Programma curated by Mariann Lewinsky, Sarah Neely and Karl Wratschko

 

Film history would look completely different without small-gauge films. Much of independent filmmaking, amateur and experimental cinema simply would not exist. Contemporary artists still work with the unique potential of 8mm, Super8mm, 16mm and Super16mm, and the magical impact of Bella e perduta (Lost and Beautiful, 2015) by Pietro Marcello or Lazzaro felice (Happy as Lazzaro, 2018) by Alice Rohrwacher is partly due to the fact that they were shot on Super16mm. However nowadays, analogue small-gauge formats are often used just to record images before digitising them for editing and distribution. Even in the archival world small-gauge films are routinely digitised and shown digitally – see the (excellent) digital restoration of Echte Clichs by Eric de Kuyper in the Recovered and Restored section. To see 16mm film in a 16mm projection has become a rare experience, to put it mildly. We want to make that experience available to an audience not only interested in the content of a film but also having a notion of cinema as a visual art bound to its material and its form of presentation.

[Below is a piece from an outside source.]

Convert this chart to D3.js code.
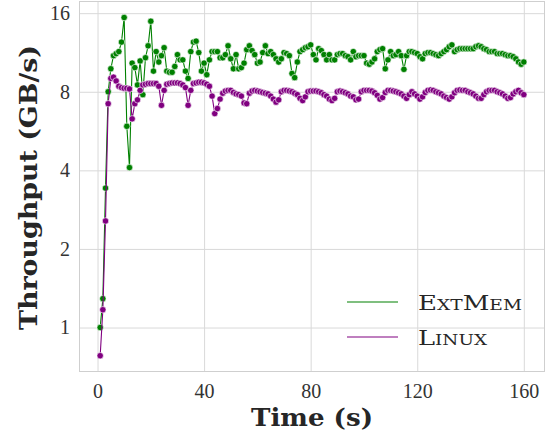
<!DOCTYPE html>
<html>
<head>
<meta charset="utf-8">
<title>Throughput over time</title>
<script src="https://d3js.org/d3.v7.min.js"></script>
<style>
html, body {
  margin: 0;
  padding: 0;
  background: #fff;
}
.grid line {
  stroke: #d9d9d9;
  stroke-width: 1px;
}
.grid path { display: none; }
.grid text {
  font-family: 'Liberation Serif', serif;
  font-size: 20px;
  fill: #333;
}
.frame {
  fill: none;
  stroke: #cfcfcf;
  stroke-width: 1px;
}
.axis-title {
  font-family: 'DejaVu Serif', serif;
  font-weight: bold;
  font-size: 25px;
  fill: #262626;
}
.legend text {
  font-family: 'DejaVu Serif', serif;
  font-size: 21px;
  font-variant: small-caps;
  fill: #262626;
}
.series-line {
  fill: none;
  stroke-width: 1.1px;
}
.dot {
  stroke: #fff;
  stroke-width: 0.6px;
}
</style>
</head>
<body>
<svg width="551" height="440"></svg>
<script>

// time in seconds, one sample per second
var timeS = d3.range(1, 161);

var extmem = [
  1.0, 1.29, 3.42, 8.0, 9.8, 11.0, 11.2, 11.4, 12.4, 15.4,
  5.9, 4.1, 10.3, 9.9, 8.5, 10.5, 7.8, 10.8, 12.0, 14.9,
  9.6, 11.4, 10.4, 11.0, 11.8, 9.6, 9.5, 9.5, 10.0, 11.1,
  10.6, 10.6, 9.6, 9.0, 11.4, 12.4, 12.5, 11.3, 9.6, 10.3,
  9.3, 10.6, 11.4, 11.4, 11.4, 10.8, 10.8, 11.1, 12.0, 10.7,
  9.8, 11.1, 9.8, 9.9, 10.3, 11.6, 12.0, 11.5, 11.1, 10.3,
  10.4, 11.3, 12.0, 11.2, 11.4, 11.1, 10.7, 10.4, 10.7, 11.3,
  11.2, 11.0, 9.4, 9.06, 10.4, 11.4, 11.6, 11.8, 11.9, 12.1,
  11.1, 10.6, 11.7, 11.5, 11.1, 10.6, 11.1, 10.6, 10.6, 11.1,
  11.2, 11.2, 11.0, 10.9, 10.6, 11.4, 10.9, 11.0, 11.0, 11.0,
  10.3, 10.2, 10.4, 10.7, 11.4, 11.6, 11.7, 9.8, 10.6, 11.4,
  11.0, 11.1, 11.4, 11.0, 9.75, 11.0, 11.4, 11.4, 11.3, 11.2,
  10.9, 10.7, 11.2, 11.3, 11.3, 11.2, 11.1, 11.0, 11.2, 11.4,
  11.6, 11.9, 12.1, 11.4, 11.6, 11.7, 11.7, 11.7, 11.7, 11.7,
  11.7, 11.9, 12.0, 11.9, 11.7, 11.6, 11.4, 11.4, 11.4, 11.2,
  11.2, 11.2, 11.1, 11.0, 11.0, 10.9, 10.7, 10.4, 10.2, 10.4
];

var linux = [
  0.78, 1.17, 2.56, 7.2, 9.0, 9.1, 8.8, 8.4, 8.3, 8.25,
  8.25, 8.2, 6.3, 7.2, 7.45, 8.1, 8.5, 8.55, 8.6, 8.6,
  8.6, 8.6, 8.4, 7.1, 8.1, 8.55, 8.6, 8.65, 8.65, 8.65,
  8.6, 8.5, 8.3, 7.1, 8.1, 8.6, 8.65, 8.7, 8.7, 8.65,
  8.55, 8.4, 7.7, 6.6, 6.9, 7.5, 7.9, 8.05, 8.1, 8.1,
  7.95, 7.85, 7.8, 7.7, 7.25, 7.2, 7.9, 8.05, 8.1, 8.05,
  8.0, 7.95, 7.9, 7.85, 7.7, 7.5, 7.3, 7.45, 8.0, 8.1,
  8.1, 8.05, 8.0, 7.9, 7.8, 7.55, 7.4, 7.65, 8.0, 8.05,
  8.05, 8.05, 8.0, 7.93, 7.8, 7.7, 7.5, 7.4, 7.55, 8.0,
  8.05, 8.0, 7.93, 7.85, 7.7, 7.65, 7.45, 7.5, 8.0, 8.1,
  8.1, 8.1, 8.05, 7.93, 7.75, 7.5, 7.6, 7.95, 8.1, 8.1,
  8.05, 8.0, 7.93, 7.85, 7.7, 7.55, 7.8, 8.0, 7.85, 7.7,
  7.5, 7.65, 7.95, 8.1, 8.13, 8.1, 8.0, 7.93, 7.85, 7.7,
  7.6, 7.5, 7.65, 7.93, 8.1, 8.13, 8.1, 8.1, 8.0, 7.93,
  7.85, 7.7, 7.55, 7.55, 7.8, 8.0, 8.1, 8.1, 8.1, 8.0,
  7.93, 7.85, 7.7, 7.55, 7.6, 7.85, 8.0, 8.1, 7.93, 7.8
];

var seriesNames = ["ExtMem", "Linux"];
var seriesColors = ["#008000", "#800080"];
var xTicks = [0, 40, 80, 120, 160];
var yTicks = [1, 2, 4, 8, 16];

var svg = d3.select("svg");

var plotLeft = 79, plotRight = 545, plotTop = 1, plotBottom = 372;

var x = d3.scaleLinear()
    .domain([-6.95, 167.95])
    .range([plotLeft, plotRight]);

var y = d3.scaleLog().base(2)
    .domain([Math.pow(2, -0.566), Math.pow(2, 4.155)])
    .range([plotBottom, plotTop]);

// grid + tick labels
svg.append("g")
    .attr("class", "grid")
    .attr("transform", "translate(0," + plotBottom + ")")
    .call(d3.axisBottom(x)
        .tickValues(xTicks)
        .tickSize(-(plotBottom - plotTop))
        .tickPadding(12)
        .tickFormat(d3.format("d")));

svg.append("g")
    .attr("class", "grid")
    .attr("transform", "translate(" + plotLeft + ",0)")
    .call(d3.axisLeft(y)
        .tickValues(yTicks)
        .tickSize(-(plotRight - plotLeft))
        .tickPadding(9)
        .tickFormat(d3.format("d")));

svg.append("rect")
    .attr("class", "frame")
    .attr("x", plotLeft + 0.5)
    .attr("y", plotTop + 0.5)
    .attr("width", plotRight - plotLeft - 1)
    .attr("height", plotBottom - plotTop - 1);

// series
var data = [extmem, linux];
var line = d3.line()
    .x(function(d, i) { return x(timeS[i]); })
    .y(function(d) { return y(d); });

data.forEach(function(vals, k) {
  var g = svg.append("g");
  g.append("path")
      .datum(vals)
      .attr("class", "series-line")
      .attr("stroke", seriesColors[k])
      .attr("d", line);
  g.selectAll(".dot")
    .data(vals)
    .enter().append("circle")
      .attr("class", "dot")
      .attr("cx", function(d, i) { return x(timeS[i]); })
      .attr("cy", function(d) { return y(d); })
      .attr("r", 3.2)
      .attr("fill", seriesColors[k]);
});

// axis titles (stretched a little to the width of the original LaTeX type)
svg.append("text")
    .attr("class", "axis-title")
    .attr("x", (plotLeft + plotRight) / 2)
    .attr("y", 426)
    .attr("text-anchor", "middle")
    .attr("textLength", 122)
    .attr("lengthAdjust", "spacingAndGlyphs")
    .text("Time (s)");

svg.append("text")
    .attr("class", "axis-title")
    .attr("transform", "translate(37," + ((plotTop + plotBottom) / 2 + 1) + ") rotate(-90)")
    .attr("text-anchor", "middle")
    .attr("textLength", 285)
    .attr("lengthAdjust", "spacingAndGlyphs")
    .text("Throughput (GB/s)");

// legend
var legend = svg.append("g").attr("class", "legend");
var legendY = [302, 337];
var legendW = [104, 69];
seriesNames.forEach(function(name, k) {
  legend.append("line")
      .attr("x1", 347).attr("x2", 398)
      .attr("y1", legendY[k]).attr("y2", legendY[k])
      .attr("stroke", seriesColors[k])
      .attr("stroke-width", 1.1);
  legend.append("text")
      .attr("x", 418)
      .attr("y", legendY[k] + 8)
      .attr("textLength", legendW[k])
      .attr("lengthAdjust", "spacingAndGlyphs")
      .text(name);
});

</script>
</body>
</html>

The films we present were made between the 1930s and the 2000s, and the larger part of them are by female filmmakers, who it seems had to work with the cheaper small-gauge film formats more often than their male colleagues. Three of the artists have strong connections to other art forms: Margaret Tait to poetry, Maria Lassnig to painting and Martha Colburn to music. Maria Lassnig and Martha Colburn come from different generations and have developed highly individual styles in animation film, but there are deep ties between their works through their shared involvement with feminism, sexuality and pop culture. Margaret Tait focused mainly on the people and places she was familiar with and her ‘film poems’ are characterised by breathtaking moments of intimacy. Here the unique potential of filmmaking with small-gauge cameras becomes evident.
Berlin 1936 by Jean Vivié, Pierre Boyer, Farbtest. Die rote Fahne by Gerd Conradt and Images of Asian Music (A Diary from Life 1973-74) by Peter Hutton represent three typical genres of 16mm film production: amateur film, student filmmaking and experimental cinema. They deal openly or implicitly with the political/ideological forces that dominated the 20th century: imperialism, fascism and communism.
Reality interfered with our project. Some films were not available in 16mm prints and Calypso by Margaret Tait turned out to have been originally created not on 16mm but out of 35mm found footage. However, in the section dedicated to Georges Franju two films will be screened in 16mm, En passant par la Lorraine and Theatre national populaire.